Firefighters in England and Wales will strike for a complete 24 hours after pensions talks between government and unions collapse.
A 24-hour strike — the longest yet in the three-year campaign — will take place from 9am on Thursday 12 June, with second shorter strike set for Saturday 21 June between 10am-5pm.
Whilst the issue is a matter between the Fire Brigades Union and Government, every Fire & Rescue Service has a legal duty to maintain a level of service to local communities as best it can.
In response to the strike Area Manager Phil Martin, Head of Community Safety for Devon & Somerset Fire & Rescue Service, said: “The Service has contingency plans in place and ours will again be put into place ahead of these dates for industrial action. Our plans worked well during the previous period of action, but we are asking the public to help us again by taking extra care. We will continue to respond to 999 calls and do everything we can to keep the public safe.”
“You can help us again by taking extra care and time to think about fire safety in your home during this period - checking smoke alarms, ensuring you know what you would do if there was a fire and not making unnecessary calls to the fire and rescue service.”
The strike was called by the Fire Brigades Union (FBU) after the government confirmed in May that it would implement a new unpopular pensions scheme without further negotiations with the union.
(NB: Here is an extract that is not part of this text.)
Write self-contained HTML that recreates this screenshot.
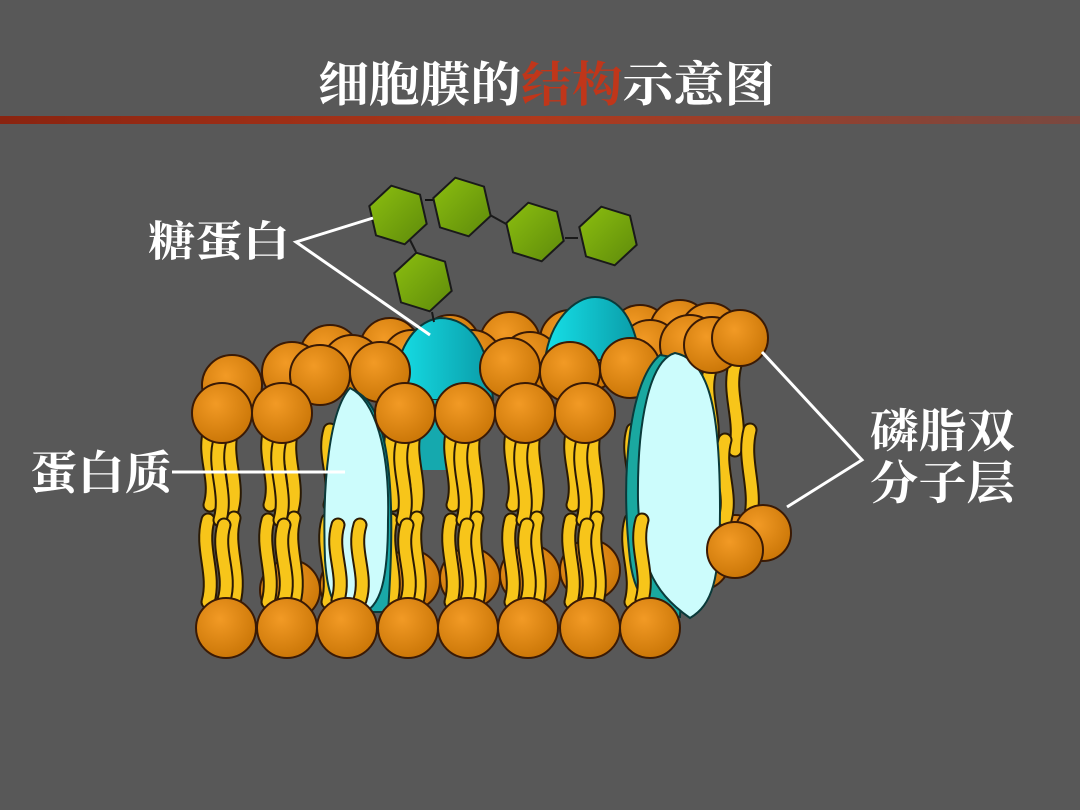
<!DOCTYPE html>
<html><head><meta charset="utf-8"><style>
html,body{margin:0;padding:0;background:#585858;}
svg{display:block}
text{font-family:"Liberation Serif","Noto Serif CJK SC","Noto Sans CJK SC",serif;font-weight:bold;}
</style></head><body>
<svg id="s" width="1080" height="810" viewBox="0 0 1080 810" xmlns="http://www.w3.org/2000/svg">
<defs>
<radialGradient id="hd" cx="0.4" cy="0.35" r="0.7"><stop offset="0" stop-color="#f29a25"/><stop offset="1" stop-color="#c97506"/></radialGradient>
<linearGradient id="rl" x1="0" x2="1"><stop offset="0" stop-color="#8a2410"/><stop offset="0.5" stop-color="#b0391c"/><stop offset="1" stop-color="#9b3a28" stop-opacity="0.5"/></linearGradient>
<linearGradient id="gr" x1="0" y1="0" x2="1" y2="1"><stop offset="0" stop-color="#8cbf10"/><stop offset="1" stop-color="#5e8a0a"/></linearGradient>
<linearGradient id="cy" x1="0" y1="0" x2="1" y2="0"><stop offset="0" stop-color="#16e0e8"/><stop offset="1" stop-color="#0a9aa6"/></linearGradient>
</defs>
<rect width="1080" height="810" fill="#585858"/>
<text x="318" y="101" font-size="48" fill="#fff" textLength="457" lengthAdjust="spacingAndGlyphs">细胞膜的<tspan fill="#c0361a">结构</tspan>示意图</text>
<rect x="0" y="116" width="1080" height="8" fill="url(#rl)"/>
<g id="mem"></g>
<g fill="url(#gr)" stroke="#1a1a1a" stroke-width="2">
<line x1="425" y1="200" x2="440" y2="200" stroke="#111"/>
<line x1="490" y1="215" x2="508" y2="225"/>
<line x1="565" y1="238" x2="578" y2="238"/>
<line x1="410" y1="240" x2="416" y2="252"/>
<line x1="432" y1="312" x2="434" y2="322"/>
</g>
<g id="hex" fill="url(#gr)" stroke="#1a1a1a" stroke-width="2"></g>
<g stroke="#fff" stroke-width="3" fill="none">
<polyline points="373,218 296,242 430,335"/>
<line x1="172" y1="472" x2="345" y2="472"/>
<polyline points="762,352 862,460 787,507"/>
</g>
<text x="148" y="256" font-size="42" fill="#fff" textLength="142" lengthAdjust="spacingAndGlyphs">糖蛋白</text>
<text x="30" y="489" font-size="46" fill="#fff" textLength="142" lengthAdjust="spacingAndGlyphs">蛋白质</text>
<text x="870" y="447" font-size="46" fill="#fff" textLength="145" lengthAdjust="spacingAndGlyphs">磷脂双</text>
<text x="870" y="499" font-size="46" fill="#fff" textLength="145" lengthAdjust="spacingAndGlyphs">分子层</text>
</svg>
<script>
var NS="http://www.w3.org/2000/svg",m=document.getElementById("mem");
function el(t,a){var e=document.createElementNS(NS,t);for(var k in a)e.setAttribute(k,a[k]);m.appendChild(e);return e;}
function head(x,y,r){el("circle",{cx:x,cy:y,r:r||30,fill:"url(#hd)",stroke:"#3a1a05","stroke-width":2});}
function tail(x,y1,y2,w){var d="M"+x+" "+y1+" C"+(x-8)+" "+(y1+(y2-y1)*0.35)+" "+(x+8)+" "+(y1+(y2-y1)*0.65)+" "+x+" "+y2;
el("path",{d:d,stroke:"#2a1a05","stroke-width":15,fill:"none","stroke-linecap":"round"});
el("path",{d:d,stroke:"#f7c51a","stroke-width":11,fill:"none","stroke-linecap":"round"});}
[[290,590],[350,585],[410,580],[470,578],[530,575],[590,570],[700,560],[735,545]].forEach(function(p){head(p[0],p[1]);});
[[330,355],[390,348],[450,345],[510,342],[570,340],[640,335],[680,330],[710,333]].forEach(function(p){head(p[0],p[1]);});
[[232,385],[292,372],[352,365],[412,360],[472,360],[530,362],[590,360],[650,350]].forEach(function(p){head(p[0],p[1]);});
el("path",{d:"M393 400 C395 340 420 320 440 318 C470 318 490 345 493 400 Z",fill:"url(#cy)",stroke:"#0a3a3a","stroke-width":2});
el("path",{d:"M545 360 C550 320 575 297 595 297 C620 297 635 320 640 360 Z",fill:"url(#cy)",stroke:"#0a3a3a","stroke-width":2});
el("path",{d:"M420 400 L420 470 L470 470 L480 400 Z",fill:"#15a9ae"});
[[320,375],[380,372],[510,368],[570,372],[630,368],[690,345]].forEach(function(p){head(p[0],p[1]);});
var xs=[222,282,342,405,465,525,585,645];
xs.forEach(function(x){tail(x-12,430,505);tail(x+10,430,510);tail(x-14,520,602);tail(x+12,518,602);tail(x-2,440,520);tail(x+2,525,600);});
[[710,370,450],[735,365,450],[750,430,520],[725,440,520],[700,430,560]].forEach(function(t){tail(t[0],t[1],t[2]);});
el("path",{d:"M352 390 C385 400 398 470 388 612 L340 612 Z",fill:"#1aa8a8",stroke:"#0a3a3a","stroke-width":2});
el("path",{d:"M350 388 C330 410 322 480 325 560 C328 600 335 612 355 615 C378 612 388 590 388 520 C390 450 375 400 350 388 Z",fill:"#ccfcfc",stroke:"#0a3a3a","stroke-width":2});
tail(338,525,600);tail(360,525,600);
el("path",{d:"M660 355 C630 380 620 470 630 560 C635 600 650 612 680 617 L690 360 Z",fill:"#1aa8a0",stroke:"#0a3a3a","stroke-width":2});
el("path",{d:"M675 353 C650 360 637 420 638 500 C640 560 650 590 690 618 C712 605 720 580 720 510 C720 420 712 360 675 353 Z",fill:"#ccfcfc",stroke:"#0a3a3a","stroke-width":2});
tail(642,520,600);
head(712,345,28);head(740,338,28);head(763,533,28);head(735,550,28);
[222,282].forEach(function(x){head(x,413);});
[405,465,525,585].forEach(function(x){head(x,413);});
[226,287,347,408,468,528,590,650].forEach(function(x){head(x,628);});
var hg=document.getElementById("hex");
[[398,215],[462,207],[535,232],[608,236],[423,282]].forEach(function(c){var p=[];for(var i=0;i<6;i++){var a=Math.PI/3*i+0.3;p.push((c[0]+30*Math.cos(a)).toFixed(1)+","+(c[1]+30*Math.sin(a)).toFixed(1));}
var e=document.createElementNS(NS,"polygon");e.setAttribute("points",p.join(" "));hg.appendChild(e);});
</script>
</body></html>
Matt Wrack, general secretary of the FBU, said: “The minister has decided to bury his head in the sand, but he must accept that firefighters simply will not give up fighting for their futures — and our fire and rescue service.
“Concerns over these unworkable proposals remain as valid and grave as ever, and the government has ignored all the evidence including it’s own reports.
“It is as ever a difficult decision for us to take, but the only way for us to resolve this unnecessary and costly dispute is for the government to start listening to reason.”
The decision to strike was made at a meeting of the FBU’s executive council on Wednesday 4 June following from a meeting on Tuesday between FBU officials and the fire minister, Brandon Lewis.
The FBU claim that the Department for Communities and Local Government is still refusing to publish alternative, fully-costed proposals alleged to be in circulation since the 19 March.
The FBU argues that by not publishing the report; firefighters, the public and other parties — including ministers in the Welsh and Scottish governments — are unable to fairly respond to the consultation.
the core of the dispute between the government and the FBU are based on based on increases to the firefighters pension contributions currently Firefighters typically pay over £4,000 a year from a £29,000 salary which would increase under
Moreover under the government’s proposals, firefighters who are forced to retire before the age of 60 would only receive a portion of their pensions
A spokesman for the department for communities and local government told the guardian newspaper: "By disrupting constructive discussions and an open consultation with further strike action the FBU has once again shown the country it is not serious about finding a resolution.
"The government has made clear that a way forward can be reached, but not under the shadow of industrial action, which only serves to damage firefighters' standing with the public.
"The deal on the table gives firefighters one of the most generous pension schemes in all the public sector, and the proposals protect the earned rights of a higher proportion of members than any other public sector scheme.
"Nearly three quarters will see no change in their pension age in 2015. Under the new scheme, a firefighter who earns £29,000 will still be able to retire after a full career aged 60, get a £19,000 a year pension, rising to £26,000 with the state pension. An equivalent private pension pot would be worth over half a million pounds and require firefighters to contribute twice as much.